James Bond, famously, has a license to kill. His government has told him that in service to the Queen, it is understood that he will sometimes have to kill people. That’s one of the things that comes with being Agent 007. If you watch the James Bond movies, you rarely see him feeling any remorse for killing someone. After all, he was serving Queen and Country. Based on the body count in some of the movies, he uses that license very liberally. 

Nobody questions whether or not someone had to be killed in a certain situation.  In fact, there are many scenes in the movies where Bond walks away in slow motion, calmly, even with a smile, as carnage he has cause explodes behind him. He doesn’t have to look back at the destruction he caused. Bond has a license.

In healthcare, you have a license too. Not to kill of course, we’re trying to do the opposite… but you do have a license. A license to wake a sleeping patient, to puncture someone’s skin and make them bleed, to ask them to take their clothes off in front of you, to limit their access to loved ones, to decide when they get relief from their pain, and on and on. That’s very powerful.

When you walk into a room to draw blood, you aren’t required to ask permission. They are the patient. Their skin will be punctured and they WILL bleed. There is no debating this. You have orders. You have a license.  Call yourself Agent 008.
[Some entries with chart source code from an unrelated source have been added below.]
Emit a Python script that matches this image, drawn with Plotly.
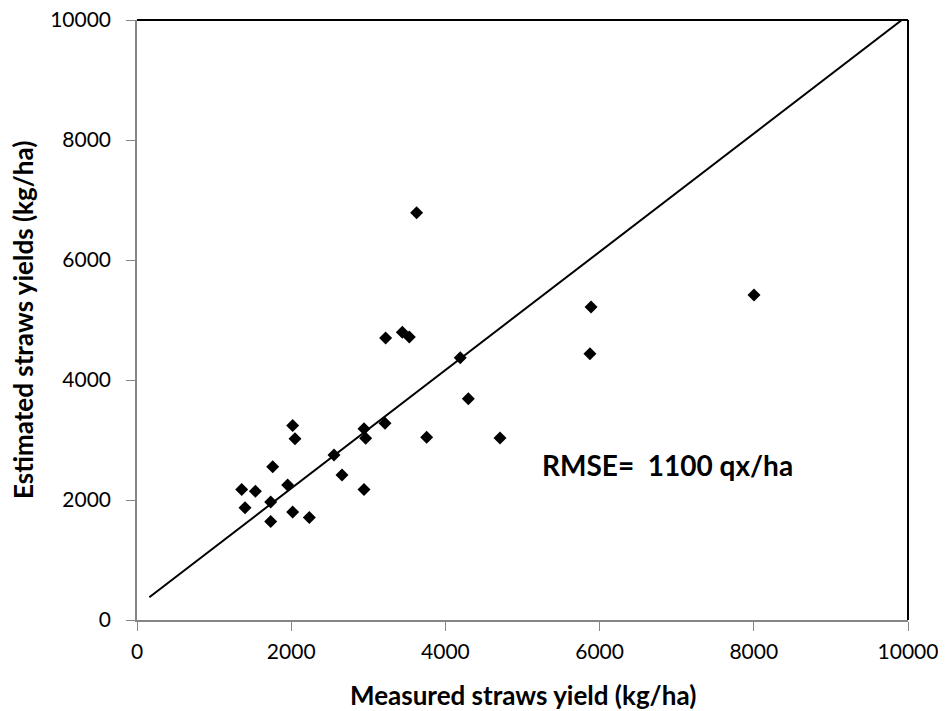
import plotly.graph_objects as go

measured = [1358, 1401, 1535, 1734, 1734, 1760, 1954, 2019, 2019, 2049, 2235, 2555, 2659, 2944,
            2944, 2966, 3217, 3225, 3441, 3532, 3627, 3757, 4193, 4297, 4708, 5875, 5889, 8003]
estimated = [2177, 1871, 2144, 1966, 1642, 2556, 2250, 3241, 1799, 3019, 1709, 2751, 2417, 2177,
             3186, 3029, 3280, 4700, 4795, 4716, 6787, 3046, 4372, 3687, 3035, 4439, 5218, 5418]
line_x = [160, 9920]
line_y = [380, 10000]
ticks = [0, 2000, 4000, 6000, 8000, 10000]

FONT = "Lato"

fig = go.Figure()
fig.add_trace(go.Scatter(x=line_x, y=line_y, mode="lines",
                         line=dict(color="black", width=2), showlegend=False, hoverinfo="skip"))
fig.add_trace(go.Scatter(x=measured, y=estimated, mode="markers",
                         marker=dict(symbol="diamond", size=10, color="black"),
                         showlegend=False))

axis_common = dict(range=[0, 10000], tickvals=ticks, ticktext=[str(t) for t in ticks],
                   showgrid=False, zeroline=False, showline=True, linecolor="#868686",
                   linewidth=1.5, ticks="outside", ticklen=9, tickcolor="#868686",
                   automargin=False, ticklabeloverflow="allow",
                   tickfont=dict(family=FONT, size=21, color="black"))

# the page body has an 8px default margin, so the figure is offset by 8px
fig.update_layout(
    width=938, height=703,
    margin=dict(l=129, r=38, t=12, b=91),
    paper_bgcolor="white", plot_bgcolor="white",
    xaxis=dict(**axis_common, ticklabelstandoff=3),
    yaxis=dict(**axis_common, ticklabelstandoff=11),
    shapes=[
        dict(type="line", xref="paper", yref="paper", x0=0, x1=1, y0=1, y1=1,
             line=dict(color="black", width=2)),
        dict(type="line", xref="paper", yref="paper", x0=1, x1=1, y0=0, y1=1,
             line=dict(color="black", width=2)),
    ],
    annotations=[
        dict(x=6884, y=2590, xref="x", yref="y", text="<b>RMSE=  1100 qx/ha</b>",
             showarrow=False, font=dict(family=FONT, size=28, color="black")),
        dict(x=0.5, y=0, xref="paper", yref="paper", yanchor="middle", yshift=-75,
             text="<b>Measured straws yield (kg/ha)</b>", showarrow=False,
             font=dict(family=FONT, size=26, color="black")),
        dict(x=0, y=0.5, xref="paper", yref="paper", xanchor="center", xshift=-114,
             textangle=-90, text="<b>Estimated straws yields (kg/ha)</b>", showarrow=False,
             font=dict(family=FONT, size=26, color="black")),
    ],
)

fig.write_html("out.html")
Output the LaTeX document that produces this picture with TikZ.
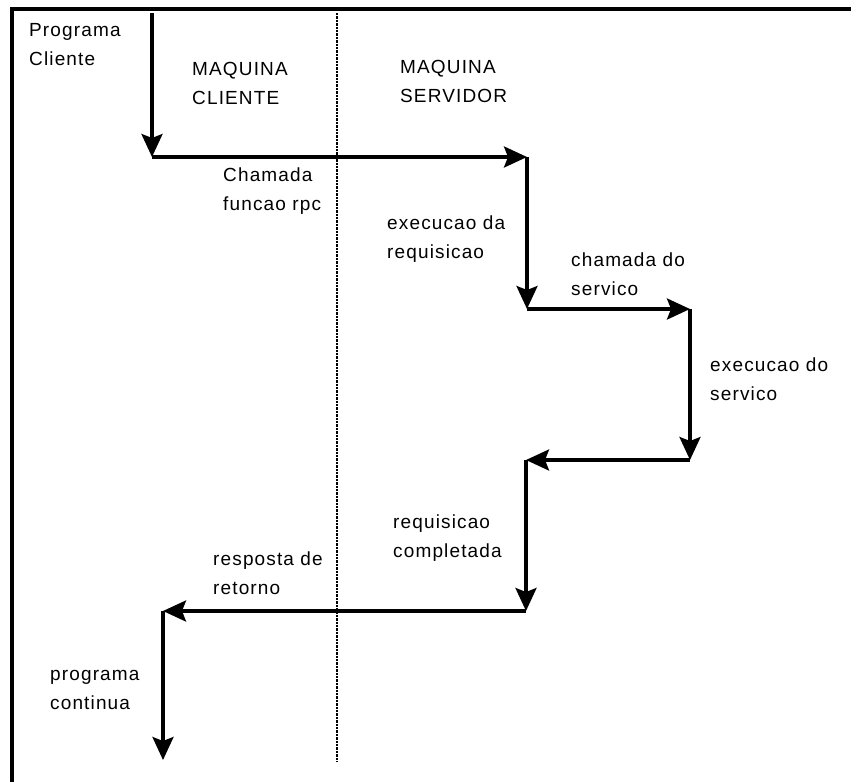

It is easy to take this license too lightly. After all, we have work to do in the service of Queen and Country. But you must always use this license with a tremendous dose of human kindness. Otherwise, at the end of your patient interaction, you’ll be like James Bond, walking out of the room without looking back to see any collateral damage. James Bond swoops in, guns blazing, and “takes care of business.” In healthcare, we have to enter softly, use our license gently, and always be careful to prevent the explosion, not cause it.

You have orders. And you have a license. Use them carefully.